Sunday, January 8, 2012

Publishing Quandary - Part Three

My friend, Joanne, another would-be author, forwarded a newsletter to me from The Big Thrill, a web site for thriller readers. This month the list of e-published books is longer (not by a huge amount, but still longer) than the traditionally published books. 

After reading my blogs on the publishing quandary, she also mentioned, that for her, e-publishing and self-publishing are two different animals. She wrote: "Self-publishing had a bad reputation - and to me that involved paying for your own printing of books.  E-publishing is really a necessity to stay up with technology."

This is true.  Self-publishing does have a stigma attached to it, one that reflect badly on the author, while e-publishing is being pushed in many areas, because devices such as Kindles and smart phones are so prevalent these days. In her email, Joanne mentioned that the RWA (Romance Writers of America) is supporting the e-publishing wave.

That brings me back to traditional versus e-publishing. 
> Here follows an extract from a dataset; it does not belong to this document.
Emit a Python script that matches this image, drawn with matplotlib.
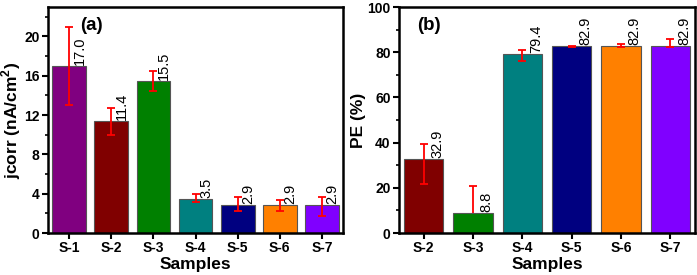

I believe one of the reasons e-publishing has caught on so quickly, and with such vehemence, is that new authors have a pretty tough time getting an agent/publisher to even recognize them.  Traditional publishing houses are complaining about how e-publishing is taking their business, but many of the authors who have gone down the e-publishing route have done so because they can't get anyone in the traditional publishing world to even acknowledge their existence.  J.K. Rowling may have chosen to go e-publishing if it had been around when she was trying to get an agent. (Remember, she got turned down more than ten times before she found someone willing to represent her.  And those agents are now kicking their own butts.)

We'll see how it goes for me.

I started writing before e-publishing was around, and for me, it still holds some of the stigma of self-publishing. [If you don't believe me, try a random sample of the badly-written, poorly-formatted free e-books on Amazon. Yes, there is a diamond here and there, but not very many. Just because you can get published, doesn't mean you should get published.]   I guess I want to know whether I'm good enough, whether I can get accepted into the good-ole-boy's club of publishing, which means at least attempting to go the traditional route. 

Due to some networking, I started with an advantage. I was given a lead by one of my teachers, but if I don't hear anything from that agent within a month or so, I'll start doing cold-call-query letters. If six-eight months passes without a bite, then my need to be good enough may just fly right out the window. I'll have no fear of going the e-publishing route, and if that's what it takes for me to get published, I will do it.

Finally, contrary to popular belief, e-publishing isn't free. You do pay something up front, as with self-publishing.  For my book of 110K words, with everything I would want included (virtual cover, Amazon one-time edit, Amazon promotion, and so on), I would need to put up somewhere between $8-10K before a single word I wrote hits the whisper-net. Plus, right now, I don't know if the work done for that $8-10K at Amazon would transfer to another e-publishing house, say Barnes & Noble.  This could get very expensive, very fast, but if you saw my previous post about royalties, that up-front money could be a drop in the proverbial bucket when compared to what I could make e-publishing if my book becomes a block-buster.

Hence the quandary.

1 comment:

  1. Got an email from Joanne, and I need to clarify about The Big Thrill newsletter. Joanne wrote, "The Big Thrill is the magazine for the International Thriller Writers - its the thriller writer's equivalent (or trying to be) of Mystery Writers of America or Romance Writers of America. You can only join the ITW if you are a published thriller writer (at least that is the way it was last time I checked.) Dave Morrell is one of the founding fathers. James Rollins, Steve Berry and a whole bunch of other highly published authors you know belong to it. And they have a mentoring program for thriller writers with a publishing contract that is awesome. So if you ever do write a thriller you want them on your side."